William became a suspect in his own death, like Black men and women often do, with investigators claiming that Reilly acted in self-defense. And, it’s hard for Yance to understand how that could be possible.
“My brother was obese, according to the coroner,” Yance told ESSENCE. “He was short by average American standards at five feet eight inches tall, but if you listen to the way that the police officer, the detective rather, who investigated the case describes him, you just hear that he’s a big guy, right?”
“That Mark was intimidated. And it’s like, Mark was intimidated by a five feet eight tall obese black man who didn’t have a weapon in a situation where he didn’t know he [Mark] was there?”
Yance describes a visit his brother made to the auto-repair shop prior to his death, where William tries to put on a tough guy front by lifting a vacuum cleaner.
“He picks up the vacuum cleaner and before he’s able to throw it across the garage, he gets completely soaking wet with all of the garage water in the vacuum cleaner.
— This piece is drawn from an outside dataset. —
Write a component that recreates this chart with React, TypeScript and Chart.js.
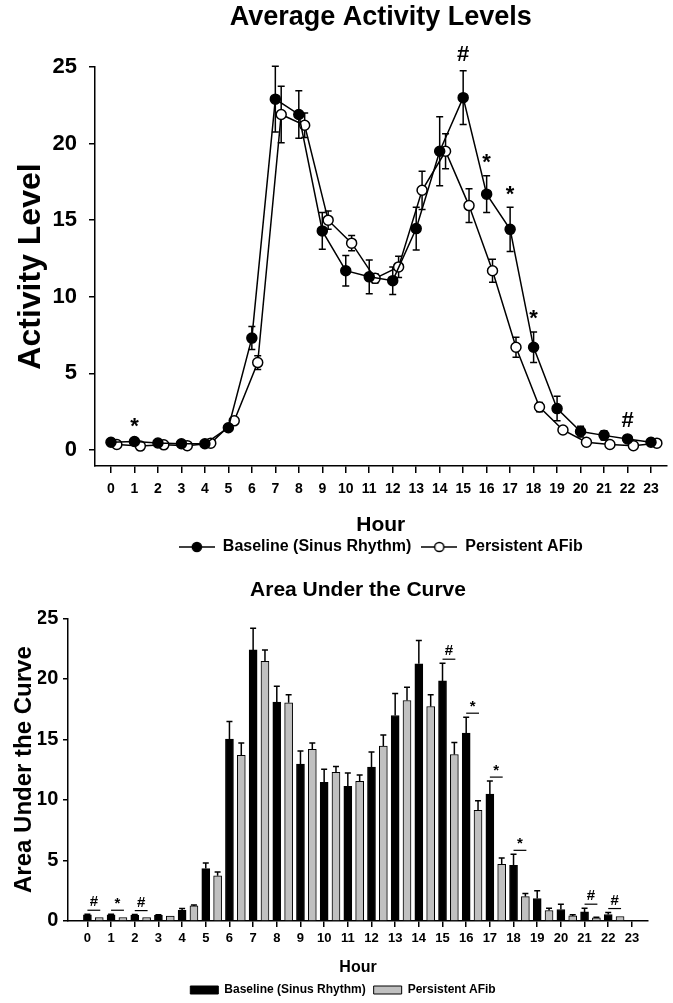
import { useEffect, useRef } from 'react';
import { Chart, registerables } from 'chart.js';

Chart.register(...registerables);

const FONT_FAMILY = '"Liberation Sans", Arial, Helvetica, sans-serif';

// ---- shared axis data ----
const hours = [0, 1, 2, 3, 4, 5, 6, 7, 8, 9, 10, 11, 12, 13, 14, 15, 16, 17, 18, 19, 20, 21, 22, 23];
const hourLabels = ['0', '1', '2', '3', '4', '5', '6', '7', '8', '9', '10', '11', '12', '13', '14', '15', '16', '17', '18', '19', '20', '21', '22', '23'];
const valueTicks = [0, 5, 10, 15, 20, 25];

// ---- hourly mean activity (± SEM) ----
const baselineActivity = [0.5, 0.55, 0.45, 0.4, 0.4, 1.45, 7.3, 22.9, 21.9, 14.3, 11.7, 11.3, 11.05, 14.45, 19.5, 23.0, 16.7, 14.4, 6.7, 2.7, 1.2, 0.95, 0.72, 0.5];
const baselineSem = [0.1, 0.1, 0.1, 0.1, 0.1, 0.15, 0.75, 2.15, 1.55, 1.2, 1.0, 1.1, 0.9, 1.4, 2.25, 1.75, 1.2, 1.45, 1.0, 0.8, 0.35, 0.3, 0.15, 0.1];
const afibActivity = [0.35, 0.25, 0.33, 0.28, 0.44, 1.9, 5.7, 21.9, 21.2, 15.0, 13.5, 11.2, 11.95, 16.95, 19.5, 15.95, 11.7, 6.7, 2.8, 1.3, 0.5, 0.35, 0.28, 0.44];
const afibSem = [0.1, 0.1, 0.1, 0.1, 0.1, 0.15, 0.45, 1.85, 0.8, 0.6, 0.5, 0.3, 0.7, 1.25, 1.15, 1.1, 0.75, 0.65, 0.3, 0.2, 0.1, 0.1, 0.1, 0.1];
const activityMarks = ['', '*', '', '', '', '', '', '', '', '', '', '', '', '', '', '#', '*', '*', '*', '', '', '', '#', ''];

// ---- hourly area under the curve (± SEM), hours 0-22 ----
const aucHours = [0, 1, 2, 3, 4, 5, 6, 7, 8, 9, 10, 11, 12, 13, 14, 15, 16, 17, 18, 19, 20, 21, 22];
const aucBaseline = [0.5, 0.5, 0.47, 0.45, 0.88, 4.32, 15.02, 22.39, 18.07, 12.96, 11.44, 11.11, 12.71, 16.97, 21.24, 19.83, 15.51, 10.48, 4.6, 1.85, 0.94, 0.74, 0.53];
const aucBaselineSem = [0.05, 0.05, 0.05, 0.05, 0.14, 0.47, 1.46, 1.79, 1.32, 1.07, 1.08, 1.1, 1.24, 1.82, 1.92, 1.46, 1.32, 1.07, 0.9, 0.65, 0.44, 0.31, 0.16];
const aucAfib = [0.28, 0.28, 0.28, 0.39, 1.24, 3.72, 13.67, 21.45, 18.02, 14.17, 12.27, 11.53, 14.44, 18.21, 17.71, 13.75, 9.13, 4.68, 2.01, 0.86, 0.41, 0.25, 0.36];
const aucAfibSem = [0.03, 0.03, 0.03, 0.04, 0.08, 0.32, 1.02, 0.94, 0.66, 0.52, 0.49, 0.52, 0.91, 1.1, 0.97, 0.99, 0.8, 0.52, 0.25, 0.19, 0.09, 0.05, 0.04];
const aucMarks = ['#', '*', '#', '', '', '', '', '', '', '', '', '', '', '', '', '#', '*', '*', '*', '', '', '#', '#'];

const seriesNames = ['Baseline (Sinus Rhythm)', 'Persistent AFib'];

// open-circle series is nudged right so the two markers do not hide each other
const AFIB_SHIFT = 0.25;
// second bar of each hour pair sits half an hour to the right
const PAIR_SHIFT = 0.5;

const bold = (size: number, lineHeight = 1.2) => ({ family: FONT_FAMILY, size, weight: 'bold' as const, lineHeight });

function drawMark(ctx: CanvasRenderingContext2D, text: string, x: number, centerY: number) {
  const m = ctx.measureText(text);
  const baseline = centerY + (m.actualBoundingBoxAscent - m.actualBoundingBoxDescent) / 2;
  ctx.fillText(text, x, baseline);
}

// legend glyph: short line with a circle marker
function lineMarkerGlyph(filled: boolean) {
  const c = document.createElement('canvas');
  c.width = 36;
  c.height = 12;
  const g = c.getContext('2d')!;
  g.strokeStyle = '#000';
  g.lineWidth = 1.5;
  g.beginPath();
  g.moveTo(0, 6);
  g.lineTo(36, 6);
  g.stroke();
  g.beginPath();
  g.arc(18, 6, 4.6, 0, Math.PI * 2);
  g.fillStyle = filled ? '#000' : '#fff';
  g.fill();
  g.stroke();
  return c;
}

const activityOverlay = {
  id: 'activityOverlay',
  beforeDatasetsDraw(chart: any) {
    const { ctx } = chart;
    const yScale = chart.scales.y;
    const series = [
      { values: baselineActivity, sem: baselineSem },
      { values: afibActivity, sem: afibSem },
    ];
    ctx.save();
    ctx.strokeStyle = '#000';
    ctx.lineWidth = 1.5;
    series.forEach((s, di) => {
      chart.getDatasetMeta(di).data.forEach((pt: any, i: number) => {
        const yTop = yScale.getPixelForValue(s.values[i] + s.sem[i]);
        const yBot = yScale.getPixelForValue(s.values[i] - s.sem[i]);
        const x = pt.x;
        ctx.beginPath();
        ctx.moveTo(x, yTop);
        ctx.lineTo(x, yBot);
        ctx.moveTo(x - 3.5, yTop);
        ctx.lineTo(x + 3.5, yTop);
        ctx.moveTo(x - 3.5, yBot);
        ctx.lineTo(x + 3.5, yBot);
        ctx.stroke();
      });
    });
    ctx.restore();
  },
  afterDatasetsDraw(chart: any) {
    const { ctx } = chart;
    const yScale = chart.scales.y;
    const meta = chart.getDatasetMeta(0);
    ctx.save();
    ctx.fillStyle = '#000';
    ctx.font = `bold 22px ${FONT_FAMILY}`;
    ctx.textAlign = 'center';
    ctx.textBaseline = 'alphabetic';
    activityMarks.forEach((mark, i) => {
      if (!mark) return;
      const top = yScale.getPixelForValue(baselineActivity[i] + baselineSem[i]);
      drawMark(ctx, mark, meta.data[i].x, top - 17);
    });
    ctx.restore();
  },
};

const aucOverlay = {
  id: 'aucOverlay',
  afterDatasetsDraw(chart: any) {
    const { ctx } = chart;
    const yScale = chart.scales.y;
    const series = [
      { values: aucBaseline, sem: aucBaselineSem },
      { values: aucAfib, sem: aucAfibSem },
    ];
    ctx.save();
    ctx.strokeStyle = '#000';
    ctx.lineWidth = 1.5;
    series.forEach((s, di) => {
      chart.getDatasetMeta(di).data.forEach((bar: any, i: number) => {
        const yErr = yScale.getPixelForValue(s.values[i] + s.sem[i]);
        const yVal = yScale.getPixelForValue(s.values[i]);
        if (yVal - yErr < 0.5) return;
        ctx.beginPath();
        ctx.moveTo(bar.x, yVal);
        ctx.lineTo(bar.x, yErr);
        ctx.moveTo(bar.x - 3, yErr);
        ctx.lineTo(bar.x + 3, yErr);
        ctx.stroke();
      });
    });

    // significance marks over the hour pairs
    const m0 = chart.getDatasetMeta(0);
    const m1 = chart.getDatasetMeta(1);
    ctx.font = `bold 15px ${FONT_FAMILY}`;
    ctx.textAlign = 'center';
    ctx.textBaseline = 'alphabetic';
    ctx.fillStyle = '#000';
    ctx.lineWidth = 1.2;
    aucMarks.forEach((mark, i) => {
      if (!mark) return;
      const top = Math.min(
        yScale.getPixelForValue(aucBaseline[i] + aucBaselineSem[i]),
        yScale.getPixelForValue(aucAfib[i] + aucAfibSem[i])
      );
      const lineY = top - 4;
      const x0 = m0.data[i].x;
      const x1 = m1.data[i].x + 1;
      ctx.beginPath();
      ctx.moveTo(x0, lineY);
      ctx.lineTo(x1, lineY);
      ctx.stroke();
      drawMark(ctx, mark, (x0 + x1) / 2, lineY - 9);
    });
    ctx.restore();
  },
};

const axisLine = { display: true, color: '#000', width: 1.5 };

function activityConfig(): any {
  const glyphs = [lineMarkerGlyph(true), lineMarkerGlyph(false)];
  return {
    type: 'line',
    data: {
      datasets: [
        {
          label: seriesNames[0],
          data: hours.map((h, i) => ({ x: h, y: baselineActivity[i] })),
          borderColor: '#000',
          borderWidth: 1.5,
          pointRadius: 5,
          pointBackgroundColor: '#000',
          pointBorderColor: '#000',
          pointBorderWidth: 1.5,
          tension: 0,
          fill: false,
        },
        {
          label: seriesNames[1],
          data: hours.map((h, i) => ({ x: h + AFIB_SHIFT, y: afibActivity[i] })),
          borderColor: '#000',
          borderWidth: 1.5,
          pointRadius: 5,
          pointBackgroundColor: '#fff',
          pointBorderColor: '#000',
          pointBorderWidth: 1.5,
          tension: 0,
          fill: false,
        },
      ],
    },
    options: {
      responsive: false,
      devicePixelRatio: 1,
      animation: false,
      events: [],
      layout: { padding: { left: 0, right: 6, top: 0, bottom: 0 } },
      scales: {
        x: {
          type: 'linear',
          min: -0.68,
          max: 23.66,
          afterBuildTicks: (s: any) => {
            s.ticks = hours.map((v) => ({ value: v }));
          },
          afterFit: (s: any) => {
            s.height = 63;
          },
          ticks: {
            color: '#000',
            font: bold(14),
            padding: 8,
            autoSkip: false,
            maxRotation: 0,
            callback: (v: number) => hourLabels[v],
          },
          grid: { drawOnChartArea: false, drawTicks: true, tickLength: 7, color: '#000', lineWidth: 1.5 },
          border: axisLine,
          title: { display: true, text: 'Hour', color: '#000', font: bold(21, 0.38), padding: 0 },
        },
        y: {
          type: 'linear',
          min: -1.05,
          max: 25,
          afterBuildTicks: (s: any) => {
            s.ticks = valueTicks.map((v) => ({ value: v }));
          },
          afterFit: (s: any) => {
            s.width = 95;
          },
          ticks: { color: '#000', font: bold(22), padding: 12 },
          grid: { drawOnChartArea: false, drawTicks: true, tickLength: 6, color: '#000', lineWidth: 1.5 },
          border: axisLine,
          title: { display: true, text: 'Activity Level', color: '#000', font: bold(32), padding: { top: 12.4, bottom: 0 } },
        },
      },
      plugins: {
        tooltip: { enabled: false },
        title: {
          display: true,
          text: 'Average Activity Levels',
          color: '#000',
          fullSize: false,
          font: bold(27),
          padding: { top: 1.8, bottom: 32.8 },
        },
        legend: {
          position: 'bottom',
          fullSize: false,
          labels: {
            color: '#000',
            font: bold(16),
            padding: 10,
            usePointStyle: true,
            pointStyleWidth: 36,
            generateLabels: (chart: any) =>
              Chart.defaults.plugins.legend.labels
                .generateLabels(chart)
                .map((item: any, i: number) => ({ ...item, pointStyle: glyphs[i] })),
          },
        },
      },
    },
    plugins: [activityOverlay],
  };
}

function aucConfig(): any {
  return {
    type: 'bar',
    data: {
      datasets: [
        {
          label: seriesNames[0],
          data: aucHours.map((h, i) => ({ x: h, y: aucBaseline[i] })),
          backgroundColor: '#000',
          borderColor: '#000',
          borderWidth: 1,
          barThickness: 8,
          grouped: false,
        },
        {
          label: seriesNames[1],
          data: aucHours.map((h, i) => ({ x: h + PAIR_SHIFT, y: aucAfib[i] })),
          backgroundColor: '#c0c0c0',
          borderColor: '#000',
          borderWidth: 1,
          barThickness: 8,
          grouped: false,
        },
      ],
    },
    options: {
      responsive: false,
      devicePixelRatio: 1,
      animation: false,
      events: [],
      // left padding keeps the full-width legend a little left of the plot centre
      layout: { padding: { left: 38, right: 25, top: 0, bottom: 0 } },
      scales: {
        x: {
          type: 'linear',
          offset: false,
          min: -0.82,
          max: 23.68,
          afterBuildTicks: (s: any) => {
            s.ticks = hours.map((v) => ({ value: v }));
          },
          afterFit: (s: any) => {
            s.height = 55.1;
          },
          ticks: {
            color: '#000',
            font: bold(13),
            padding: 3.5,
            autoSkip: false,
            maxRotation: 0,
            callback: (v: number) => hourLabels[v],
          },
          grid: { offset: false, drawOnChartArea: false, drawTicks: true, tickLength: 6, color: '#000', lineWidth: 1.5 },
          border: axisLine,
          title: { display: true, text: 'Hour', color: '#000', font: bold(16, 1.04), padding: 0 },
        },
        y: {
          type: 'linear',
          min: 0,
          max: 25,
          afterBuildTicks: (s: any) => {
            s.ticks = valueTicks.map((v) => ({ value: v }));
          },
          afterFit: (s: any) => {
            s.width = 30;
          },
          ticks: { color: '#000', font: bold(20), padding: 4.7 },
          grid: { drawOnChartArea: false, drawTicks: true, tickLength: 5, color: '#000', lineWidth: 1.5 },
          border: axisLine,
          title: { display: true, text: 'Area Under the Curve', color: '#000', font: bold(24), padding: { top: -28.4, bottom: 0 } },
        },
      },
      plugins: {
        tooltip: { enabled: false },
        title: {
          display: true,
          text: 'Area Under the Curve',
          color: '#000',
          fullSize: false,
          font: bold(21),
          padding: { top: 12.4, bottom: 15.7 },
        },
        legend: {
          position: 'bottom',
          fullSize: true,
          labels: {
            color: '#000',
            font: bold(12),
            padding: 8,
            boxWidth: 28,
            boxHeight: 8,
          },
        },
      },
    },
    plugins: [aucOverlay],
  };
}

export default function App() {
  const topRef = useRef<HTMLCanvasElement>(null);
  const bottomRef = useRef<HTMLCanvasElement>(null);

  useEffect(() => {
    const activityChart = new Chart(topRef.current!, activityConfig());
    const aucChart = new Chart(bottomRef.current!, aucConfig());
    return () => {
      activityChart.destroy();
      aucChart.destroy();
    };
  }, []);

  return (
    <div style={{ position: 'absolute', left: 0, top: 0, width: 673, height: 1003, overflow: 'hidden', background: '#fff' }}>
      <canvas ref={topRef} width={673} height={565} style={{ position: 'absolute', left: 0, top: 0 }} />
      <canvas ref={bottomRef} width={673} height={441} style={{ position: 'absolute', left: 0, top: 565 }} />
    </div>
  );
}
So by the time this kind of Mr. Badass routine is over, William is sopping wet and has been a complete failure at going in and being Mr. Tough Guy.”
That situation took place on March 19, an interaction that Reilly would, a month later, tell investigators made him fear for his life.
“At the end of that first incident on March 19, that’s apparently the night that instilled this deadly fear of my brother into Mark Riley,” Yance said. “The questions that don’t get asked by the police or by the ADAs are the ones that are really sort of hovering in the film. Like, wait a minute, March 19 to April 7 and you didn’t call the police or go to the police or say anything to anyone about how this guy scared you to death? Or, file a complaint?
“Yet on April 7, you are able to say to a grand jury that this interaction on March 19 is why you shot William despite the fact that he was unarmed. Despite the fact that you were not a part of any conversations and he didn’t know that you were there[at the shop]. Despite the fact that, frankly, if you listened to the autopsy report in the film, he was not shot at close range. There’s no evidence of close range firing in the autopsy report.”
He added, “So, I don’t know exactly the distance Mark Riley was able to travel in the time that it took my brother to follow him and turn that corner, but he got shot pretty quickly when he turned that corner. And if the tables had been turned, if the roles had been reversed and William had introduced himself into a situation where he had not been involved and shot a white boy, pardon my vernacular, and then claimed self-defense, he would be in jail to this day.”
And, while at the center of Strong Island is a family reliving the worst moment of their lives, Yance strikes the perfect balance of exploring Black grief and examing injustice.
“I would hate for people to think that Strong Island is just about a family’s grief,” Yance told ESSENCE. “It is about a family’s grief, yes, but it is also an interrogation of our criminal justice system.”
“It is important for people to realize that when the autopsy report says that there’s no evidence of close-range firing, that that is a blow to this self-defense claim. When you hear from the coroner that the reality of my brother’s body, contrary to the way that he’s described, when I ask at the end of the film, “How do you measure the distance of reasonable fear?” it’s not a rhetorical question.”
“If we don’t start remembering, if we don’t start insisting that the fear of the people who take other lives be scrutinized as much as we scrutinize the lives of the people who are dead and can’t speak for themselves, nothing is going to change” he added. “We can’t just accept ‘I was afraid’ as a reason for taking someone’s life because people are afraid of all sorts of things for all sorts of reasons. It’s important that people understand that Strong Island is just as much about this claim of reasonable fear and our need to interrogate reasonable fear as it is about my family’s grief.”